Figure 10 presents the porosity prediction slice extracted from the main target interval. The results demonstrate that the proposed model exhibits clear advantages in predicting fracture–vuggy carbonate reservoirs. The predicted section captures the lateral continuity of porosity with high clarity and effectively identifies highly heterogeneous features such as fracture–dissolution composite bodies that exhibit significant scale variations. In complex fracture–vug development zones, the model accurately delineates the position, extent, and morphology of porosity anomalies, outperforming traditional attribute stacking and conventional inversion techniques by a substantial margin. Overall, the model demonstrates strong sensitivity and stability in identifying fracture–vuggy reservoirs and characterizing porosity distributions, offering a robust technical foundation for the fine-scale evaluation of carbonate reservoirs.
4. Discussion
The Physics-Constrained TransUNet proposed in this work exhibits strong predictive performance in ultra-deep fracture–vuggy carbonate reservoirs. However, several aspects related to its theoretical foundations, geological applicability, and practical deployment warrant further examination. Methodologically, the incorporation of rock-physics constraints narrows the solution space of the deep-learning model, enabling predictions that more closely follow realistic geological patterns at both large and fine scales. In settings with sparse well control and strong heterogeneity, purely data-driven models often struggle with unstable inter-well extrapolation and blurred porosity transitions. In contrast, the physical constraints impose a physically meaningful evolution pathway for elastic responses, enhancing lateral continuity and stability near fracture–karst systems. It is important to acknowledge that rock-physics models rely on idealized assumptions. Features such as anisotropic pore systems, variable fracture apertures, and scale effects of large karst cavities are difficult to capture accurately. As a result, deviations may still arise near extreme geological bodies such as large collapse zones or giant caverns. Moreover, because logging data in ultra-deep carbonate reservoirs are sparse, key parameters such as water saturation and clay content often rely on empirical assignments. This inevitably weakens the rigor of the physical constraints and may introduce additional uncertainty.
Regarding the coordination between data characteristics and network architecture, TransUNet effectively integrates CNNs’ local feature extraction with Transformers’ long-range dependency modeling, providing advantages in identifying complex fracture–vug systems. Nevertheless, inherent limitations of post-stack seismic—restricted bandwidth, limited resolution, and wavelet instability—mean that small-scale features at depth may still be inadequately resolved. Although structural-oriented filtering, spectral enhancement, and other processing techniques have improved seismic data quality, the fundamental physical limitations of seismic imaging continue to restrict prediction accuracy. Furthermore, although physical constraints mitigate overfitting, deep-learning networks still rely on adequate near-well training data. In areas with extremely sparse well control, network expressiveness becomes limited—a widespread challenge in deep carbonate reservoir studies.

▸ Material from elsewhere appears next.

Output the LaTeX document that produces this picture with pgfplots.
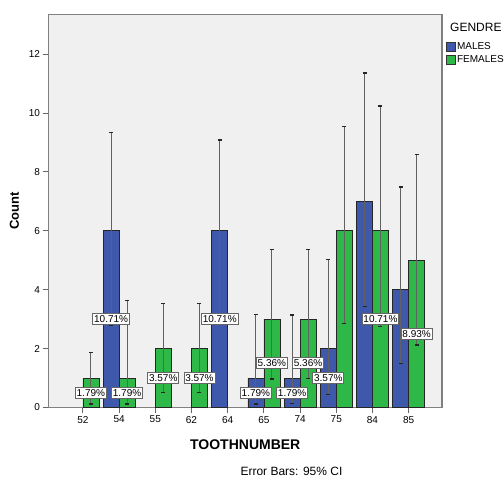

In this study, a multi-well training and validation strategy was adopted to better reflect realistic field-application scenarios under limited well control. Multiple wells within the study area were jointly used to construct the training dataset, while an additional well (WELL4) was reserved exclusively as an independent blind well for generalization assessment. This strategy allows the model to learn shared seismic–porosity relationships across different wells while providing a more stringent and practical evaluation of inter-well extrapolation capability than random sample-level splitting alone. Given the strong heterogeneity of fracture–vuggy carbonate reservoirs and the limited number of available wells, this approach offers a reasonable balance between training robustness and validation reliability. Potential extensions, such as systematic cross-validation across wells, may further enhance statistical representativeness when more well data become available.
Overall, the proposed collaborative inversion framework substantially enhances both the geological plausibility and spatial continuity of porosity predictions, though opportunities for further improvement remain. Future research may advance in three directions: (1) incorporating digital rock models or multi-scale CT imaging to better capture the true complexity of multi-type pore structures; (2) integrating fracture- and pore-sensitive attributes—such as pre-stack AVAZ, spectral attenuation, and elastic impedance—into the dataset to improve the model’s ability to resolve complex reservoirs; (3) embedding uncertainty quantification techniques within the deep-learning framework to assess prediction confidence, offering more interpretable support for reservoir risk assessment and development planning.
In summary, integrating physical constraints with deep learning provides a promising new pathway for porosity prediction in fracture–vug carbonate reservoirs. The approach shows significant potential, yet continued progress is needed in improving rock-physics realism, enhancing model generalization, and better integrating multi-source geological and geophysical data.
5. Conclusions
This study addresses key challenges in the XX well block of the Tarim Basin—strong heterogeneity in fracture–vuggy carbonate reservoirs, sparse well control, and limited seismic resolution—by developing a Physics-Constrained TransUNet framework that combines rock-physics constraints with the representational advantages of deep learning. The workflow begins by constructing a rock-physics model tailored for marine carbonates, integrating mineral composition, pore structure, water saturation, and fluid properties into a unified quantitative framework that ensures physical consistency between porosity, elastic properties, and seismic responses. These rock-physics priors, together with regularization terms and well-log supervision, are embedded within the TransUNet architecture to form a hybrid “physics-driven plus data-driven” collaborative inversion framework. Case study results demonstrate stable convergence of the model and accurate delineation of key reservoir features—including vugs, fractures, and high-porosity zones. Compared with traditional attribute-based methods and conventional inversion, the proposed approach achieves superior well-log matching and markedly improved lateral continuity between wells. The predicted inter-well section and target-interval porosity slice further confirm the model’s sensitivity to fault–dissolution–vug systems and its strong capability in identifying complex reservoir architectures, favorable reservoir zones, and potential sweet spots. In summary, the physics-constrained deep-learning framework significantly enhances both the accuracy and geological plausibility of porosity prediction in fracture–vuggy carbonate reservoirs, offering a robust and scalable solution for fine characterization and development planning in ultra-deep, complex reservoir settings.